RICHMOND, Va. (WRIC) — Virginia Lt. Gov. Justin Fairfax (D) filed paperwork with the state on Friday to run for governor in 2021, a day before officially kicking off his campaign with two events over the weekend in Fairfax and Hampton.
The former federal prosecutor was elected lieutenant governor in 2017 after he garnered nearly 53 percent of the vote, becoming only the second African American to win a statewide election in Virginia. Fairfax said that he aims to follow the path of L. Douglas Wilder (D), the first African American candidate to win a statewide contest, who served as lieutenant governor before being elected governor.
“The campaign is focused on justice, fairness and opportunity,” Fairfax told 8News in an interview Friday, “and bringing that to 8.5 million Virginians.”
Fairfax touted a “bold” campaign agenda, including his $30 billion proposal to rebuild all K-12 schools in Virginia that are more than 40 years old, an effort to raise teacher pay in the commonwealth and continuing with police reform measures.
He also stressed his desire to improve the state’s healthcare system, noting that while presiding over the state Senate as lieutenant governor he was the tie-breaking vote to expand Medicaid to as many as 400,000 uninsured residents. Virginians became more familiar with Fairfax in 2019 after it seemed as if he would take over for Gov. Ralph Northam, who faced mounting pressure to resign after racist photos were discovered on his 1984 medical school yearbook page.
Fairfax was quickly engulfed in his own scandal after two separate women accused him of sexual assault before he was elected to public office. When asked whether he worries if the allegations impact the impression voters have of him, Fairfax plainly said “No, not really.”

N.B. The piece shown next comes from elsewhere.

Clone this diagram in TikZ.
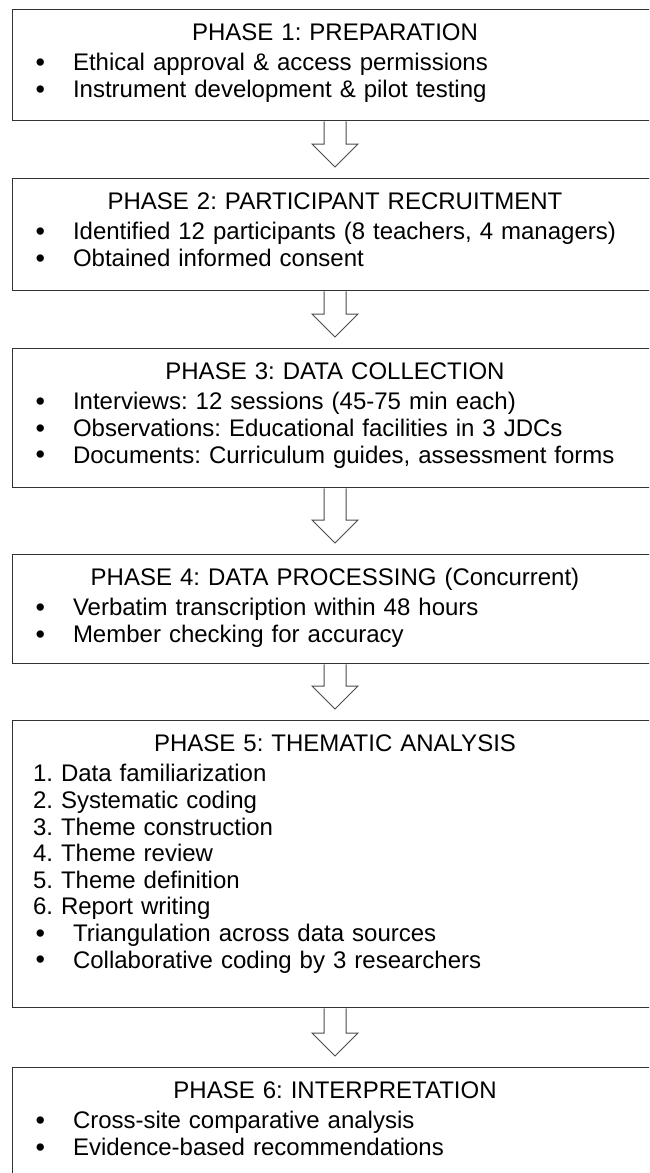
\documentclass[tikz,border=0pt]{standalone}
\usepackage{fontspec}
\setmainfont{Liberation Sans}
\usetikzlibrary{positioning, calc}
\setlength{\parindent}{0pt}
\frenchspacing
\newcommand{\phbul}{\makebox[40pt][l]{\hspace{2.5pt}\raisebox{-0.8pt}{\fontsize{27}{26.6}\selectfont\textbullet}}}
\tikzstyle{phase} = [rectangle, draw=black!80, line width=1.3pt, minimum width=645pt,
inner sep=0pt]
\tikzstyle{phtext} = [text width=604pt, inner sep=0pt, font=\fontsize{24}{26.6}\selectfont]
\tikzstyle{flow} = [draw=black!70, line width=1pt, fill=white, to path={
($(\tikztostart.south)+(-11,0)$) -- ($(\tikztotarget.north)+(-11,34)$) -- ++(-12,0)
-- ($(\tikztotarget.north)+(0,11)$) -- ++(23,23) -- ++(-12,0)
-- ($(\tikztostart.south)+(11,0)$)}]

\begin{document}
\begin{tikzpicture}[x=1pt, y=1pt]
    \useasboundingbox (0,0) rectangle (649,-1173);
    \clip (0,0) rectangle (649,-1173);

    \node (p1) [phase, anchor=north, minimum height=111pt] at (335,-9) {};
    \node (p2) [phase, below=56.7pt of p1, minimum height=112pt] {};
    \node (p3) [phase, below=56.7pt of p2, minimum height=139pt] {};
    \node (p4) [phase, below=65.7pt of p3, minimum height=109pt] {};
    \node (p5) [phase, below=55.7pt of p4, minimum height=287pt] {};
    \node (p6) [phase, below=58.7pt of p5, minimum height=140pt] {};

    \node (t1) [phtext, below=13pt of p1.north] {{\centering\strut PHASE 1: PREPARATION\par}\vspace{3.4pt}
        \phbul Ethical approval \& access permissions\par
        \phbul Instrument development \& pilot testing};
    \node (t2) [phtext, below=13pt of p2.north] {{\centering\strut PHASE 2: PARTICIPANT RECRUITMENT\par}\vspace{3.4pt}
        \phbul Identified 12 participants (8 teachers, 4 managers)\par
        \phbul Obtained informed consent};
    \node (t3) [phtext, below=13pt of p3.north] {{\centering\strut PHASE 3: DATA COLLECTION\par}\vspace{3.4pt}
        \phbul Interviews: 12 sessions (45-75 min each)\par
        \phbul Observations: Educational facilities in 3 JDCs\par
        \phbul Documents: Curriculum guides, assessment forms};
    \node (t4) [phtext, below=13pt of p4.north] {{\centering\strut PHASE 4: DATA PROCESSING (Concurrent)\par}\vspace{3.4pt}
        \phbul Verbatim transcription within 48 hours\par
        \phbul Member checking for accuracy};
    \node (t5) [phtext, below=13pt of p5.north] {{\centering\strut PHASE 5: THEMATIC ANALYSIS\par}\vspace{3.4pt}
        1. Data familiarization\par
        2. Systematic coding\par
        3. Theme construction\par
        4. Theme review\par
        5. Theme definition\par
        6. Report writing\par
        \phbul Triangulation across data sources\par
        \phbul Collaborative coding by 3 researchers};
    \node (t6) [phtext, below=13pt of p6.north] {{\centering\strut PHASE 6: INTERPRETATION\par}\vspace{3.4pt}
        \phbul Cross-site comparative analysis\par
        \phbul Evidence-based recommendations};

    \draw[flow] (p1) to (p2);
    \draw[flow] (p2) to (p3);
    \draw[flow] (p3) to (p4);
    \draw[flow] (p4) to (p5);
    \draw[flow] (p5) to (p6);

\end{tikzpicture}
\end{document}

“The allegations are false, after two years they’ve gone nowhere,” he added. “Virginians are really tired of those kinds of destructive politics.”
Fairfax, who claimed “political rivals,” including Richmond Mayor Levar Stoney, coordinated the effort to smear his name, filed a $400 million defamation suit against CBS claiming the network’s interviews with Dr. Vanessa Tyson and Meredith Watson, the two women accusing Fairfax of sexual assault, inflicted emotional distress and “promoted false statements.” The lawsuit was thrown out by a federal judge but the lieutenant governor’s legal team has since filed an appeal.
“Apparently Lt. Governor Fairfax believes that the citizens of the Commonwealth have forgotten about the serious and credible allegations of sexual assault made against him by Dr. Vanessa Tyson and Meredith Watson and about his deplorable treatment of them after they came forward. For over a year, they have asked for an opportunity to testify publicly about the violence they each reported having experienced at the hands of Mr. Fairfax and they have steadfastly denied the baseless political conspiracy theories he has spun to explain why they each spoke out publicly, at great personal risk,” Debra Katz, Tyson’s attorney, said in a statement.
Katz continued by saying that the state legislature failed to give Fairfax’s accusers an opportunity to testify and that Dr. Tyson remains open to a public hearing, a possibility that the lieutenant governor dismissed in an interview last July.
With Attorney General Mark Herring planning a reelection campaign and former Gov. Terry McAuliffe still on the outside, Fairfax is currently going up against two state lawmakers in the Democratic primary: Sen. Jennifer McClellan (D-Richmond) and Del. Jennifer D. Carroll Foy (D-Prince William). If either is elected, they would become the first African American woman to be elected as Virginia’s governor.